10. Put approx 1 Tbsp Stuffing Mixture in centre and then pick up all sides of dough and seal it. Ensure to seal properly or else the Kachori will break open in hot oil.
11. Now roll the stuffed dough in Poori shape about 4" diameter.
12. Prepare rest of the Kachori in the same way as per step 9, 10, 11.
13. Now fry Kachori in hot oil in batches of 2-3 as per the size of Kadai. Ensure not to put too many Kachoris together. Press Kachori lightly so that it puffs up.
14. Once oil heats up turn flame to low and cook for 7-8 min till Kachori is golden in colour. Ensure not to fry on high or medium heat or else the Kachori will be under cooked from inside.
15. Take out the Kachori on Paper Napkin or strainer to strain excess oil out.
16. Fry rest of the Kachori as per step 13, 14, 15.
17. Serve hot with Chutney or Aloo ki Sabji (Thick Potato Gravy). Prick the centre of the Kachori to reveal hollow cavity and fill it with Chutney or Aloo Ki Sabji.
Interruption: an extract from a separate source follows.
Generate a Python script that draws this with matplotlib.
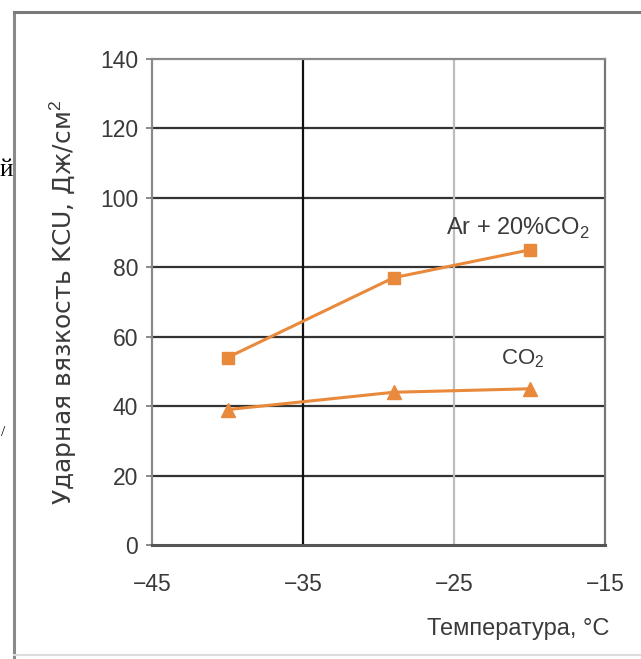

You may also fill it with Chutney and Curd along with Chopped Onions and Sev. Enjoy delicious Kachori.

Tip: Kachori will stay for 2-3 days in air tight container. Just before serving them fry it in hot oil for 1 min so that it becomes crispy and hot. Alternatively you can also heat it in Microwave for 30 seconds on high power before serving.